Of the three alternatives you listed the only one I would use is Norton. The other two intercept your TLS traffic which has added additional vulnerabilities in the
past. You can switch these features off, but do you really want to be using a vendor that's willing break something as fundamental to your browsing security and privacy as your encrypted web traffic?
Cylance is by far the lightest AV system I have ever used. The performance impact is negligible, and despite what people here are saying it will protect your system from malware just as good as the other suites. You can waste your time loading different sorts of security software on your system if you're very paranoid but you seem to know enough about computers to not need the additional protection. The only suite that adds any kind of useful features in terms of protection is Sophos, but the performance impact of their suite is so great that it dissuades me from using it. The only downside to Cylance is the interface is barebones and it's managed exclusivity from the web console.

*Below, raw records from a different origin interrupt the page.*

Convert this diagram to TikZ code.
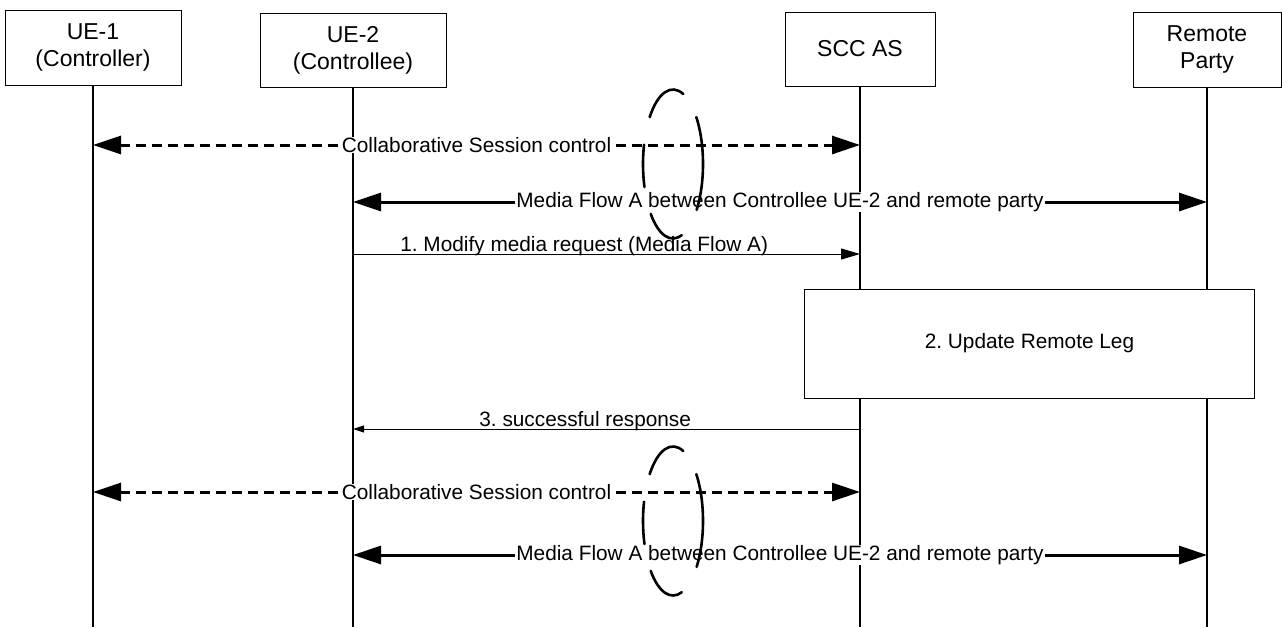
\documentclass[tikz,border=0pt]{standalone}
\usepackage{fontspec}
\setmainfont{Liberation Sans}
\usetikzlibrary{arrows.meta}
\frenchspacing
\newcommand{\hdrfont}{\fontsize{23}{27}\selectfont}
\newcommand{\msgfont}{\fontsize{20.8}{25}\selectfont}

\begin{document}
\begin{tikzpicture}[x=1pt, y=-1pt,
  party/.style={draw, line width=1pt, fill=white, minimum height=75pt, align=center, font=\hdrfont},
  lifeline/.style={line width=1.5pt},
  ctrl/.style={{Triangle[length=28pt,width=18pt]}-{Triangle[length=28pt,width=18pt]}, line width=3pt, dash pattern=on 10pt off 6pt},
  media/.style={{Triangle[length=28pt,width=18pt]}-{Triangle[length=28pt,width=18pt]}, line width=3pt},
  cut/.style={fill=white, inner xsep=1pt, inner ysep=0pt, font=\msgfont},
  msg/.style={-{Triangle[length=19pt,width=11pt]}, line width=1pt},
  reply/.style={-{Triangle[length=11pt,width=7pt]}, line width=1pt},
  lbl/.style={anchor=base, yshift=2.5pt, font=\msgfont},
  actbox/.style={draw, line width=1pt, fill=white, minimum width=450pt, minimum height=109pt, font=\msgfont},
  ring/.style={line width=2.6pt, line cap=round}
]
\useasboundingbox (0,0) rectangle (1282,627);

% entities
\node[party, minimum width=176pt] (ue1) at (93,47.5) {UE-1\\(Controller)};
\node[party, minimum width=186pt, minimum height=74pt] (ue2) at (353,50) {UE-2\\(Controllee)};
\node[party, minimum width=150pt, minimum height=74pt] (scc) at (860,49) {SCC AS};
\node[party, minimum width=148pt] (rp) at (1207,49.5) {Remote\\Party};

% lifelines
\foreach \n in {ue1,ue2,scc,rp}
  \draw[lifeline] (\n.south) -- (\n.south |- 0,627);

% before
\draw[ctrl] (ue1.south |- 0,145) -- node[cut] {Collaborative Session control} (scc.south |- 0,145);
\draw[media] (ue2.south |- 0,202) -- node[cut] {Media Flow A between Controllee UE-2 and remote party} (rp.south |- 0,202);

% steps
\draw[msg] (ue2.south |- 0,254) -- node[lbl, pos=0.456] {1. Modify media request (Media Flow A)} (scc.south |- 0,254);
\node[actbox] (upd) at (1029.5,343.5) {2. Update Remote Leg};
\draw[reply] (scc.south |- 0,429) -- node[lbl, pos=0.542, yshift=0.5pt] {3. successful response} (ue2.south |- 0,429);

% after
\draw[ctrl] (ue1.south |- 0,492) -- node[cut] {Collaborative Session control} (scc.south |- 0,492);
\draw[media] (ue2.south |- 0,555) -- node[cut] {Media Flow A between Controllee UE-2 and remote party} (rp.south |- 0,555);

% binding rings
\coordinate (bind1) at (673,164);
\coordinate (bind2) at (673,521);
\foreach \i in {1,2}
  \foreach \a/\b in {141/70, 39/-38, 165/198, 222/287}
    \draw[ring] (bind\i) ++(\a:30pt and 74.5pt) arc[start angle=\a, end angle=\b, x radius=30pt, y radius=74.5pt];
\end{tikzpicture}
\end{document}
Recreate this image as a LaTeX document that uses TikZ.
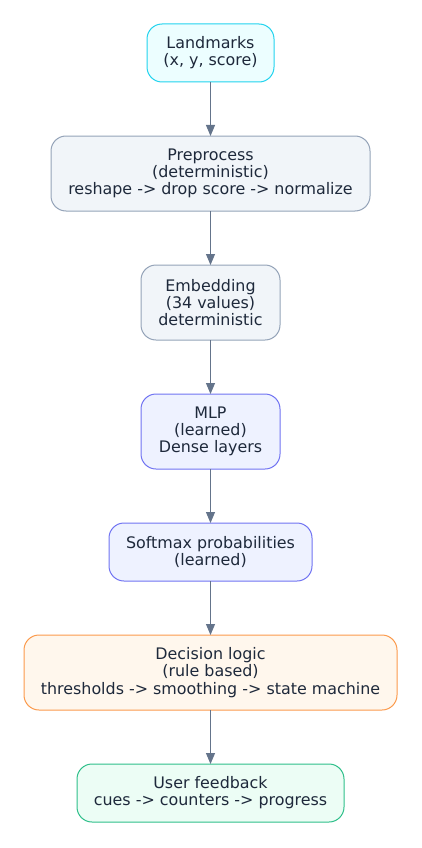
\documentclass[tikz,border=0pt]{standalone}
\usepackage{fontspec}
\setmainfont{DejaVu Sans}
\usetikzlibrary{positioning,arrows.meta}
\definecolor{txtcol}{HTML}{1E293B}
\definecolor{arrowcol}{HTML}{64748B}
\definecolor{inFill}{HTML}{ECFEFF}
\definecolor{inDraw}{HTML}{22D3EE}
\definecolor{detFill}{HTML}{F1F5F9}
\definecolor{detDraw}{HTML}{94A3B8}
\definecolor{learnFill}{HTML}{EEF2FF}
\definecolor{learnDraw}{HTML}{7073F2}
\definecolor{ruleFill}{HTML}{FFF7ED}
\definecolor{ruleDraw}{HTML}{FB9A4C}
\definecolor{outFill}{HTML}{ECFDF5}
\definecolor{outDraw}{HTML}{2EBF8A}

\tikzset{
  box/.style={rectangle, rounded corners=15pt, draw, line width=1pt,
    align=center, text=txtcol, inner sep=0pt, outer sep=0pt,
    font=\fontsize{15.9}{17.2}\selectfont},
  twoline/.style={box, minimum height=58pt},
  threeline/.style={box, minimum height=75pt},
  inbox/.style={fill=inFill, draw=inDraw},
  detbox/.style={fill=detFill, draw=detDraw},
  learnbox/.style={fill=learnFill, draw=learnDraw},
  rulebox/.style={fill=ruleFill, draw=ruleDraw},
  outbox/.style={fill=outFill, draw=outDraw},
  flow/.style={-{Triangle[length=11pt,width=9pt]}, draw=arrowcol, fill=arrowcol, line width=1.2pt},
}

\begin{document}
\begin{tikzpicture}[x=1pt, y=1pt, node distance=54pt]
  \useasboundingbox (0,0) rectangle (421,-848);

  % pipeline, top to bottom
  \node[twoline, inbox, minimum width=127pt] (landmarks) at (210.5,-53) {Landmarks\\(x, y, score)};
  \node[threeline, detbox, minimum width=319pt, below=of landmarks] (preproc) {Preprocess\\(deterministic)\\reshape -> drop score -> normalize};
  \node[threeline, detbox, minimum width=139pt, below=of preproc] (embed) {Embedding\\(34 values)\\deterministic};
  \node[threeline, learnbox, minimum width=139pt, below=of embed] (mlp) {MLP\\(learned)\\Dense layers};
  \node[twoline, learnbox, minimum width=203pt, below=of mlp] (softmax) {Softmax probabilities\\(learned)};
  \node[threeline, rulebox, minimum width=373pt, below=of softmax] (decision) {Decision logic\\(rule based)\\thresholds -> smoothing -> state machine};
  \node[twoline, outbox, minimum width=267pt, below=of decision] (feedback) {User feedback\\cues -> counters -> progress};

  \draw[flow] (landmarks) -- (preproc);
  \draw[flow] (preproc) -- (embed);
  \draw[flow] (embed) -- (mlp);
  \draw[flow] (mlp) -- (softmax);
  \draw[flow] (softmax) -- (decision);
  \draw[flow] (decision) -- (feedback);
\end{tikzpicture}
\end{document}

As for the MalwareTips test that one user mentioned. This
test should should show you the kind of hackneyed lazy testing that was done. Many of these suites had syshardener installed which disassociates script files and prevents them for running. The user
Evjl's Rain was one of the only users that included the number of files blocked by syshardener which puts the Cylance detection results at 10 and the Sophos result (without syshardener) at 9. Which is odd as Cylance is supposed to be the one with script blocking problems.